I know they consolidated printing operations so that costs jobs (I suspect that will happen with the LAT merger too). I know they boosted content staff though (which Platinum didn’t do).
Firing Sullivan for having a dissenting opinion was just plain dumb
Lookiong at the 60 Minutes transcript, here is the full quotation:
“Time is the enemy of history. So, Smithsonian conservationists have been working for years restoring America’s heritage from textiles to trains.”

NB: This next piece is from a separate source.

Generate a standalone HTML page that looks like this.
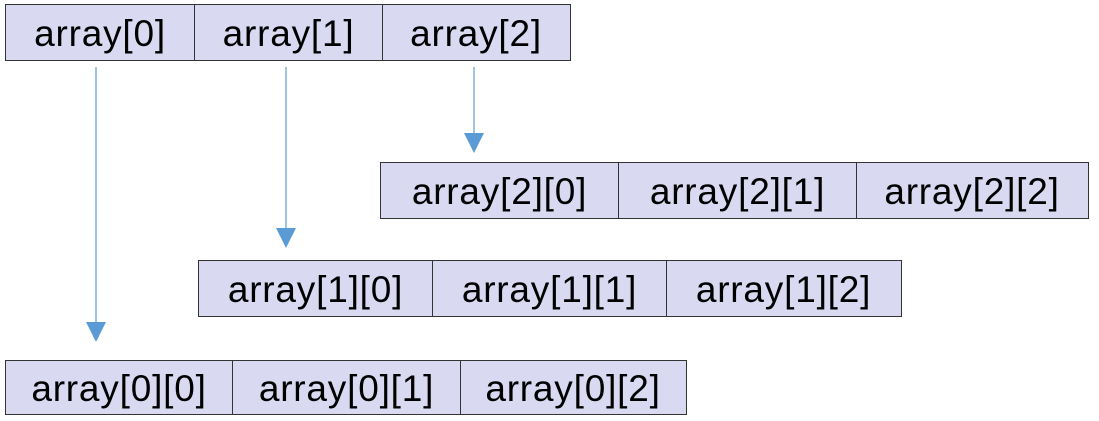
<!DOCTYPE html>
<html><head><style>
body{margin:0;width:1099px;height:421px;background:#fff;position:relative;overflow:hidden;font-family:"Liberation Sans",sans-serif}
.r{position:absolute;display:flex;border:1.5px solid #333;box-sizing:border-box;background:#d9d9f2}
.r div{flex:none;border-right:1.5px solid #333;box-sizing:border-box;display:flex;align-items:center;justify-content:center;font-size:37px;letter-spacing:0.8px;color:#000;height:100%;padding-top:2px}
.r div:last-child{border-right:none}
</style></head><body>
<svg width="1099" height="421" style="position:absolute;left:0;top:0">
<g stroke="#9dc3e6" stroke-width="2">
<line x1="96" y1="67" x2="96" y2="322"/>
<line x1="286" y1="67" x2="286" y2="228"/>
<line x1="474" y1="67" x2="474" y2="134"/>
</g>
<g fill="#5b9bd5">
<polygon points="86,322 106,322 96,342"/>
<polygon points="276,228 296,228 286,248"/>
<polygon points="464,133 484,133 474,153"/>
</g>
</svg>
<div class="r" style="left:5px;top:4px;width:566px;height:57px"><div style="width:189px">array[0]</div><div style="width:188px">array[1]</div><div style="width:186px">array[2]</div></div>
<div class="r" style="left:380px;top:162px;width:709px;height:57px"><div style="width:238px">array[2][0]</div><div style="width:238px">array[2][1]</div><div style="width:230px">array[2][2]</div></div>
<div class="r" style="left:198px;top:260px;width:704px;height:57px"><div style="width:234px">array[1][0]</div><div style="width:234px">array[1][1]</div><div style="width:233px">array[1][2]</div></div>
<div class="r" style="left:5px;top:360px;width:682px;height:55px"><div style="width:227px">array[0][0]</div><div style="width:228px">array[0][1]</div><div style="width:224px">array[0][2]</div></div>
</body></html>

This is a truthful statement, things deteriorate after many years. The statement was intended to comment about what happens when the valuable objects of history are neglected. I don’t see how, or why, you used this to launch a rant – that I agree with by the way – about how journalism has been squeezed for time. I also think your comparison of Nat Turner’s Bible with a 70s Hustler magazine was a bit insensitive.